> [STORED DATA]

++++

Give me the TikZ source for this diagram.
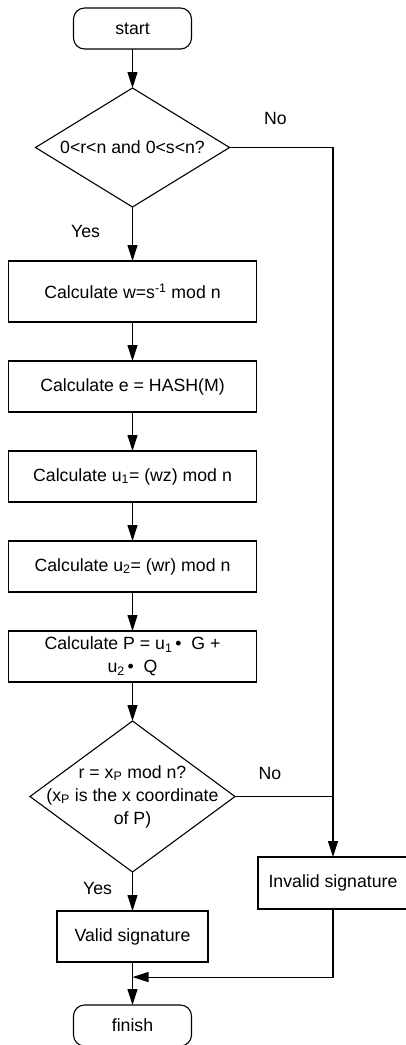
\documentclass[tikz,border=0pt]{standalone}
\usepackage{fontspec}
\setmainfont{Liberation Sans}
\usetikzlibrary{positioning,arrows.meta,calc,shapes.geometric}

\begin{document}
\begin{tikzpicture}[
  node distance=39pt, line width=1.1pt, >={Triangle[length=16pt,width=10pt]},
  font=\fontsize{17.7pt}{23pt}\selectfont,
  every node/.style={outer sep=0pt},
  term/.style={draw, rounded corners=11pt, minimum width=118pt, minimum height=41pt},
  calcbox/.style={draw, align=center, minimum width=248pt, minimum height=51pt, inner sep=2pt},
  cond/.style={draw, diamond, align=center, inner sep=0pt},
  lbl/.style={inner sep=0pt},
]
\useasboundingbox (0,0) rectangle (406pt,-1045pt);
\node[term] (start) at (132.5pt,-28.5pt) {start};
\node[cond, below=of start, minimum width=194pt, minimum height=119pt, aspect=1.63] (chk) {0<r<n and 0<s<n?};
\node[calcbox, below=54pt of chk, minimum height=61pt] (cw) {Calculate w=s\textsuperscript{-1} mod n};
\node[calcbox, below=of cw] (ce) {Calculate e = HASH(M)};
\node[calcbox, below=of ce] (cu1) {Calculate u\textsubscript{1}= (wz) mod n};
\node[calcbox, below=of cu1] (cu2) {Calculate u\textsubscript{2}= (wr) mod n};
\node[calcbox, below=of cu2] (cP) {Calculate P = u\textsubscript{1}\,•\ \ G +\\u\textsubscript{2}\,•\ \ Q};
\node[cond, below=of cP, minimum width=205pt, minimum height=151pt, aspect=1.36,
  inner xsep=-20pt, inner ysep=-25pt] (cmp) {r = x\textsubscript{P} mod n?\\(x\textsubscript{P} is the x coordinate\\of P)};
\node[calcbox, below=of cmp, minimum width=151pt, minimum height=51pt] (valid) {Valid signature};
\node[calcbox, right=50pt of valid, yshift=53.5pt, minimum width=150pt, minimum height=52pt] (invalid) {Invalid signature};
\node[term, below=43pt of valid] (finish) {finish};

% labels
\node[lbl] (no1) at ([shift={(46pt,29pt)}]chk.east) {No};
\node[lbl] (yes1) at ([shift={(-47pt,-24pt)}]chk.south) {Yes};
\node[lbl] (no2) at ([shift={(35pt,23pt)}]cmp.east) {No};
\node[lbl] (yes2) at ([shift={(-35pt,-16pt)}]cmp.south) {Yes};

% main flow
\draw[->] (start) -- (chk);
\draw[->] (chk) -- (cw);
\draw[->] (cw) -- (ce);
\draw[->] (ce) -- (cu1);
\draw[->] (cu1) -- (cu2);
\draw[->] (cu2) -- (cP);
\draw[->] (cP) -- (cmp);
\draw[->] (cmp) -- (valid);
\draw[->] (valid) -- (finish);

% failure branch
\draw[->] (chk.east) -| (invalid.north);
\draw (cmp.east) -- (cmp.east -| invalid.north);
\coordinate (join) at ($(valid.south)!0.35!(finish.north)$);
\draw[->] (invalid.south) |- (join);
\end{tikzpicture}
\end{document}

++++

> [TASK STATEMENT] Quote the full listing above word for word; exclude every picture from the copy.

> [COMPLETE OUTPUT]
Give me the TikZ source for this diagram.
\documentclass[tikz,border=0pt]{standalone}
\usepackage{fontspec}
\setmainfont{Liberation Sans}
\usetikzlibrary{positioning,arrows.meta,calc,shapes.geometric}

\begin{document}
\begin{tikzpicture}[
  node distance=39pt, line width=1.1pt, >={Triangle[length=16pt,width=10pt]},
  font=\fontsize{17.7pt}{23pt}\selectfont,
  every node/.style={outer sep=0pt},
  term/.style={draw, rounded corners=11pt, minimum width=118pt, minimum height=41pt},
  calcbox/.style={draw, align=center, minimum width=248pt, minimum height=51pt, inner sep=2pt},
  cond/.style={draw, diamond, align=center, inner sep=0pt},
  lbl/.style={inner sep=0pt},
]
\useasboundingbox (0,0) rectangle (406pt,-1045pt);
\node[term] (start) at (132.5pt,-28.5pt) {start};
\node[cond, below=of start, minimum width=194pt, minimum height=119pt, aspect=1.63] (chk) {0<r<n and 0<s<n?};
\node[calcbox, below=54pt of chk, minimum height=61pt] (cw) {Calculate w=s\textsuperscript{-1} mod n};
\node[calcbox, below=of cw] (ce) {Calculate e = HASH(M)};
\node[calcbox, below=of ce] (cu1) {Calculate u\textsubscript{1}= (wz) mod n};
\node[calcbox, below=of cu1] (cu2) {Calculate u\textsubscript{2}= (wr) mod n};
\node[calcbox, below=of cu2] (cP) {Calculate P = u\textsubscript{1}\,•\ \ G +\\u\textsubscript{2}\,•\ \ Q};
\node[cond, below=of cP, minimum width=205pt, minimum height=151pt, aspect=1.36,
  inner xsep=-20pt, inner ysep=-25pt] (cmp) {r = x\textsubscript{P} mod n?\\(x\textsubscript{P} is the x coordinate\\of P)};
\node[calcbox, below=of cmp, minimum width=151pt, minimum height=51pt] (valid) {Valid signature};
\node[calcbox, right=50pt of valid, yshift=53.5pt, minimum width=150pt, minimum height=52pt] (invalid) {Invalid signature};
\node[term, below=43pt of valid] (finish) {finish};

% labels
\node[lbl] (no1) at ([shift={(46pt,29pt)}]chk.east) {No};
\node[lbl] (yes1) at ([shift={(-47pt,-24pt)}]chk.south) {Yes};
\node[lbl] (no2) at ([shift={(35pt,23pt)}]cmp.east) {No};
\node[lbl] (yes2) at ([shift={(-35pt,-16pt)}]cmp.south) {Yes};

% main flow
\draw[->] (start) -- (chk);
\draw[->] (chk) -- (cw);
\draw[->] (cw) -- (ce);
\draw[->] (ce) -- (cu1);
\draw[->] (cu1) -- (cu2);
\draw[->] (cu2) -- (cP);
\draw[->] (cP) -- (cmp);
\draw[->] (cmp) -- (valid);
\draw[->] (valid) -- (finish);

% failure branch
\draw[->] (chk.east) -| (invalid.north);
\draw (cmp.east) -- (cmp.east -| invalid.north);
\coordinate (join) at ($(valid.south)!0.35!(finish.north)$);
\draw[->] (invalid.south) |- (join);
\end{tikzpicture}
\end{document}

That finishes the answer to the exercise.